BERSAMA ISTRI |
LAHIR sebagai putra prajurit TNI, dan mendapat tempaan hidup yang keras, membuat Bupati Bantaeng, Nurdin Abdullah, terdidik menjadi manusia mandiri. Nurdin tidak lahir dari laut yang tenang.
Suatu hari, di akhir-akhir 1970-an, Hj Nuraeni harus memboyong enam orang anaknya dari Pare-pare ke Makassar. Nuraeni memutuskan berjuang mencari nafkah di Kota Anging Mammiri, setelah bertahun-tahun menumpang di rumah keluarganya di Parepare. Rasa tidak enak dan membebani keluarga, adalah alasannya. Padahal, di Makassar, dia sebenarnya tidak tahu mau tinggal di mana.
Anak tertuanya, Nurdin Abdullah, saat itu, masih sedang duduk di bangku SMPN 4 Parepare. Sementara, suaminya, Haji Andi Abdullah, sedang bertugas sebagai Komandan Rayon Militer (Danramil) di Soppeng. Nuraeni harus menghidupi enam anaknya dengan penghasilan pas-pasan. Perempuan ini berjualan, hingga usaha katering mahasiswa, di bilangan Jalan Bandang, kala itu.
Sebagai anak sulung, Nurdin punya tekad yang kuat. Dia ingin membahagiakan ibunya. Nurdin kembali ke Parepare melanjutkan SMP, sambil bekerja. Di Kota itu, Nurdin secara rutin harus pukul 04.00 dini hari, lalu berjalan kaki ke sekolah yang jauhnya lima kilometer.
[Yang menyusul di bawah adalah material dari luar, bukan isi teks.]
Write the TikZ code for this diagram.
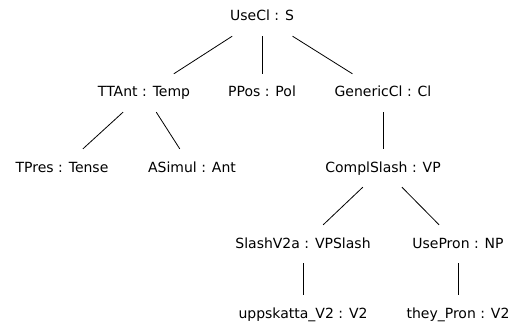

Pulang sekolah, dia mengepel lantai, dan mengelap jendela sekolah, hingga menjadi tukang pekerja taman. "Upahnya lumayan, cukup untuk membiayai sekolah, dan hidup mandiri," cerita Nurdin Abdullah, saat ditemui di Kantor Hakata Tour and Travel, Jalan Penghibur, Rabu malam, 11 Juni lalu. Demi cita-cita membahagiakan ibunya, Nurdin terus melanjutkan sekolahnya ke SMAN 5 Makassar, sambil kerja. Nurdin bahkan pernah berjualan batu merah. Nurdin menceritakan, ada satu penganan favorit yang kerap jadi bekal orang tuanya saat ke Parepare, yakni Putu Pesse.